Session management is the capability of a protocol or piece of equipment to notify an AAA server of a change in conditions, and more ideally, to modify an existing session. That session could be changed, put on hold, or terminated based on changing conditions recorded by the resource manager. Consider a connection based on a contract that offers a specific QoS threshold (2 MB, for example) during working hours and another based on traffic load during non-working hours. A session manager would use the information from the resource manager (which in this case would monitor the session time and traffic load) and dynamically alter the parameters of the session when the traffic load became heavier and the clock struck 5 P.M. It would then send a note back to the AAA servers at the UHO, allowing them to record accounting information that could help with later billing requirements.
The combination of resource and session management allows complicated policies to be implemented and provisioned with ease, even across a distributed policy platform. The agility to change based on varied conditions is the focus of more research and development on the part of the AAA Working Group. They face numerous problems in designing a model to incorporate these desires. For one, it’s been difficult up to now to synchronize a session database with the real state of a session. Connection delays and packet losses all come into contention when real-time monitoring is used. Although there are commercial database products that claim to have solved this “inter-domain database replication problem,” there is yet to be an official specification of this inside an RFC.

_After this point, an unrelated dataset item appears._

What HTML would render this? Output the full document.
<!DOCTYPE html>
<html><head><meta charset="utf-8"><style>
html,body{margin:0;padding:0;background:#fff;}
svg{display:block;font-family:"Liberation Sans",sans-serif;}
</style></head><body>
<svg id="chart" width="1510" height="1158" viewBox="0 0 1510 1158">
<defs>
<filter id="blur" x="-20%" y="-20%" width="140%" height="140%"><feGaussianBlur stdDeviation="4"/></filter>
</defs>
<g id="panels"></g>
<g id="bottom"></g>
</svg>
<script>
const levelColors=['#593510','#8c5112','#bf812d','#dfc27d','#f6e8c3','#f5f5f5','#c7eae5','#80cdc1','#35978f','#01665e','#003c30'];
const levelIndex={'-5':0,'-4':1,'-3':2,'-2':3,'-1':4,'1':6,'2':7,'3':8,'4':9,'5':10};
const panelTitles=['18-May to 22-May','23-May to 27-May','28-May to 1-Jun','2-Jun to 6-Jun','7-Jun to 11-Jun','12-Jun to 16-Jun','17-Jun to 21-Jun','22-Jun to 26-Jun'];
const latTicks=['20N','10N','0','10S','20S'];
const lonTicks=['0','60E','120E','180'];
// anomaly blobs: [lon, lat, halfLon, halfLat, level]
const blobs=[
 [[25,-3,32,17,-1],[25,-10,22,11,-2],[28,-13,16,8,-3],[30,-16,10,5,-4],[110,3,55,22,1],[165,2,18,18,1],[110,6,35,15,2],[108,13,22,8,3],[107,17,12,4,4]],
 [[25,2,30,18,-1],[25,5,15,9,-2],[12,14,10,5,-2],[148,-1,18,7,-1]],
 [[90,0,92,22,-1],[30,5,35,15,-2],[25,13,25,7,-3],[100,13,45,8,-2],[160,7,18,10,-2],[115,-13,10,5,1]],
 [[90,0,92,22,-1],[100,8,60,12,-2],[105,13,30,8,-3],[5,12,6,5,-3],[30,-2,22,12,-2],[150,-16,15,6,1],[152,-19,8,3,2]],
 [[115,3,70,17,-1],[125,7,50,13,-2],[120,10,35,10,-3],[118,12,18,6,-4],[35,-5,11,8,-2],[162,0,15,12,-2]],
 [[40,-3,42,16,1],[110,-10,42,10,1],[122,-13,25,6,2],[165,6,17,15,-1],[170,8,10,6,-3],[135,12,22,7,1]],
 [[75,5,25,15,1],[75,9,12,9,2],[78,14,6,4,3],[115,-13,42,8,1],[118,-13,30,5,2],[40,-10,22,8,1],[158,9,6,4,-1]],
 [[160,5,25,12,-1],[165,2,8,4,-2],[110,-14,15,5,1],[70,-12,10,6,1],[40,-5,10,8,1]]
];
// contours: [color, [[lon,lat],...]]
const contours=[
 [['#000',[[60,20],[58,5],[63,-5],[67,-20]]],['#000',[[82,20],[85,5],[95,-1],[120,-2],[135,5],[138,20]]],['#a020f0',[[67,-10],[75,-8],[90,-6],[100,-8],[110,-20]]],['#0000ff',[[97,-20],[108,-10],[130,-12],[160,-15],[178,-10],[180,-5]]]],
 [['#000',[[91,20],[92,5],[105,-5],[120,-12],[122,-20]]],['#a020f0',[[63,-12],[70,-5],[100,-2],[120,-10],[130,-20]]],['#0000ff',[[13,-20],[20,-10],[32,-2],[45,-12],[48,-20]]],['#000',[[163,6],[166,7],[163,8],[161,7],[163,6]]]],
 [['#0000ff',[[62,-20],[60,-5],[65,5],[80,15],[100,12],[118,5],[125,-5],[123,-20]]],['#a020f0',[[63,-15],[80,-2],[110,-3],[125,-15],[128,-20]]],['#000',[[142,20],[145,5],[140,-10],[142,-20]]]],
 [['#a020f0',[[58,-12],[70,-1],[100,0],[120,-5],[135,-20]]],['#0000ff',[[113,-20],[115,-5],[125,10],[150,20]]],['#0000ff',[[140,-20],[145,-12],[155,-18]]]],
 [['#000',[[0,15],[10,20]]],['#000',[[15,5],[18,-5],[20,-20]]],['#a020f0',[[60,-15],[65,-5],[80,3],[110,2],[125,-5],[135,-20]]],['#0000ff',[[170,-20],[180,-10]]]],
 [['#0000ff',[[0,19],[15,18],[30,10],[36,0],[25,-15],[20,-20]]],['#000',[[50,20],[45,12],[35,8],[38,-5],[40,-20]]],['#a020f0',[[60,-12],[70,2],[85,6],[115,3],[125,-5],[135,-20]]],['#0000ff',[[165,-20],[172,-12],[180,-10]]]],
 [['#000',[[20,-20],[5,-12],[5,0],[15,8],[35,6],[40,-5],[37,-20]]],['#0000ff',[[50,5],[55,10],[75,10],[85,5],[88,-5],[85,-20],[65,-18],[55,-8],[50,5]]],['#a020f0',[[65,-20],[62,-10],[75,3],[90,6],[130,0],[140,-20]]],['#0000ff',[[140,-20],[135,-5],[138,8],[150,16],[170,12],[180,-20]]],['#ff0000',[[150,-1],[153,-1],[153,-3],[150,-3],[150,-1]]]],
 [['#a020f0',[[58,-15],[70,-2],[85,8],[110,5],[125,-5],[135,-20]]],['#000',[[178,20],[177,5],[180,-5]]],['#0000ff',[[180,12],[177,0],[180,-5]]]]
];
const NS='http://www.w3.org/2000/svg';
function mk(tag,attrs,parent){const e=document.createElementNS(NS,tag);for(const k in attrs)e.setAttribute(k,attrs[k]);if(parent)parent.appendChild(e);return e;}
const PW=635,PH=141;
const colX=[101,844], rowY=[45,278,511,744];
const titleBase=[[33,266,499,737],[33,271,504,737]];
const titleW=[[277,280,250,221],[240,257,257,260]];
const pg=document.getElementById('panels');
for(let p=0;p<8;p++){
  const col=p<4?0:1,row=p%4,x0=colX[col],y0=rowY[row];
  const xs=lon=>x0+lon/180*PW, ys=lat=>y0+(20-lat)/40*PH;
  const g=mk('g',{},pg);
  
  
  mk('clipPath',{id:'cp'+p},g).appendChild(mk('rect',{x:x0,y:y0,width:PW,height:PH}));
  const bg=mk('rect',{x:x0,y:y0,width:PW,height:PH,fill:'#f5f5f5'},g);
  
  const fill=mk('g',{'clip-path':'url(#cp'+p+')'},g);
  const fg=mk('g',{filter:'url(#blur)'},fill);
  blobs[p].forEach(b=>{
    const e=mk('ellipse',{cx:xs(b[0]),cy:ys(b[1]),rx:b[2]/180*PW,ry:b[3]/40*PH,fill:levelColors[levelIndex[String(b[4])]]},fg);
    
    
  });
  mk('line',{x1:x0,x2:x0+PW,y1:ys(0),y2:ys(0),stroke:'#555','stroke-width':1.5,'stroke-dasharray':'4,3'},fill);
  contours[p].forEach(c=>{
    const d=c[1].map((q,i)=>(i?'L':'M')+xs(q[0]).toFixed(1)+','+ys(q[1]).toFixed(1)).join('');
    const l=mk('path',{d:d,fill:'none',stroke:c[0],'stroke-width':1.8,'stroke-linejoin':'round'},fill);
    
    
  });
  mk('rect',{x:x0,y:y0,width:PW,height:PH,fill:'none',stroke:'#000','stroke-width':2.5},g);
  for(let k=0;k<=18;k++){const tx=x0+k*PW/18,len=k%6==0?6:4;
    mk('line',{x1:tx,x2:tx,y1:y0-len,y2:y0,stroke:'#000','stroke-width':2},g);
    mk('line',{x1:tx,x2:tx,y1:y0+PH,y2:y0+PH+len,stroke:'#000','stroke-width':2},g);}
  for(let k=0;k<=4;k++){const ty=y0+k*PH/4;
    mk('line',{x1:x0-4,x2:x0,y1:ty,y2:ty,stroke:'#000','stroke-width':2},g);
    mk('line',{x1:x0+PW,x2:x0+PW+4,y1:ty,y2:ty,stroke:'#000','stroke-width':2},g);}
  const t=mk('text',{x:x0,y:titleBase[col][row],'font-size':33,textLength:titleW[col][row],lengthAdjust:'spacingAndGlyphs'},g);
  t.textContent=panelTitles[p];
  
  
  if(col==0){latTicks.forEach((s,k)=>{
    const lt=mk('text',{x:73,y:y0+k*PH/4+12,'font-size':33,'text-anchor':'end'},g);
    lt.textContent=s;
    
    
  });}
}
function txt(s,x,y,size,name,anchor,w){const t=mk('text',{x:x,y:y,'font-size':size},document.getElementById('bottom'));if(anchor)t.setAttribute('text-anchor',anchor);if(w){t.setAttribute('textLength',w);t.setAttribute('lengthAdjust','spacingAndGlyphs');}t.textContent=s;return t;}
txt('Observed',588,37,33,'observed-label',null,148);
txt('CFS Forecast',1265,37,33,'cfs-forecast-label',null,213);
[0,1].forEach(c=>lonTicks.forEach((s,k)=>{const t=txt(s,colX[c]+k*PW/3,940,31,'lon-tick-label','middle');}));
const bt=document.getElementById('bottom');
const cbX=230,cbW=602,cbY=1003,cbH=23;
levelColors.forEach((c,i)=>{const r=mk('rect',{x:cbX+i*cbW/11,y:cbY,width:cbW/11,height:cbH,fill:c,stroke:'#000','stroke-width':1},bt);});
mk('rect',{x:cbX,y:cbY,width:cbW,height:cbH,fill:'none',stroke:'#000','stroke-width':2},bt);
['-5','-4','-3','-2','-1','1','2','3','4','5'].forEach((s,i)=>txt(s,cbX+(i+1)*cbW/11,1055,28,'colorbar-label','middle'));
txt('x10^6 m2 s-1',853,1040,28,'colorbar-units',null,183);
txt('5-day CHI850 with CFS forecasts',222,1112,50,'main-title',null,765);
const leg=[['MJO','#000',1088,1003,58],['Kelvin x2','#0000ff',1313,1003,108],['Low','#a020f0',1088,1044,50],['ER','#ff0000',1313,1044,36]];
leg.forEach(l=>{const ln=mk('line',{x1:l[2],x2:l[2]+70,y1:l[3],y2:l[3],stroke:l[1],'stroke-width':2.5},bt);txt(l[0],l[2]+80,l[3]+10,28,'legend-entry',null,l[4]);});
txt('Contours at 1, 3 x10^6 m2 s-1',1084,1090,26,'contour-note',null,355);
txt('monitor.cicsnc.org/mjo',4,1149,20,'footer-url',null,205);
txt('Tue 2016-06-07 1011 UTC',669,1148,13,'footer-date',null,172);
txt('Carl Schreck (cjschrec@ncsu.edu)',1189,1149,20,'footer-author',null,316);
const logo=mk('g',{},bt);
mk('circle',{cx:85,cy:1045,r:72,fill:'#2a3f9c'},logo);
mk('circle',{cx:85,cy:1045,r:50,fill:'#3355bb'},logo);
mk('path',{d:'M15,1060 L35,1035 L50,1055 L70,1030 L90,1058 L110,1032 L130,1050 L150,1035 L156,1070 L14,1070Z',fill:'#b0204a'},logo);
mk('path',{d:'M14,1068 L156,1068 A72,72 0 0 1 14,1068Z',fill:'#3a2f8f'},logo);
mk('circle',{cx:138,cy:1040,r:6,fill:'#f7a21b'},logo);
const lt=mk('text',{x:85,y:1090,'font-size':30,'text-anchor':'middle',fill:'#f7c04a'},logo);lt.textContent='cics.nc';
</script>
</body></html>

The significance of monitoring data and traffic can easily be seen when you consider the oft-referenced ISP wholesaler. He often makes agreements with providers to offer a certain number of ports for a certain length of time, say 1,000 ports in any of 10 locations from 7 A.M. to 9 P.M., and 650 ports in any of these locations from 9:01 P.M. to 6:59 A.M. With possibly 1,000 requests coming in at the same time (the dreaded “overload” factor capacity planners try to stifle) from 10 different locations, it would be crucial in the financial interests of both companies to ensure that only 1,000 ports (or 650 ports) were used. If monitoring was not used, it would be impossible for the wholesaler to determine that only 1,000 ports were used: that is to say, the ISP could exceed his allotment and the wholesaler would not be aware of it. This is especially bad if the wholesaler’s modem:user ratio were particularly low, even 1:1, since any overage would result in a legitimate user from another organization being denied access.
As I mentioned earlier, the details and complications of resource and session management are far beyond what I intend to cover in this book. However, you should be aware of how the authorization framework and session management can be implemented and what the limitations are.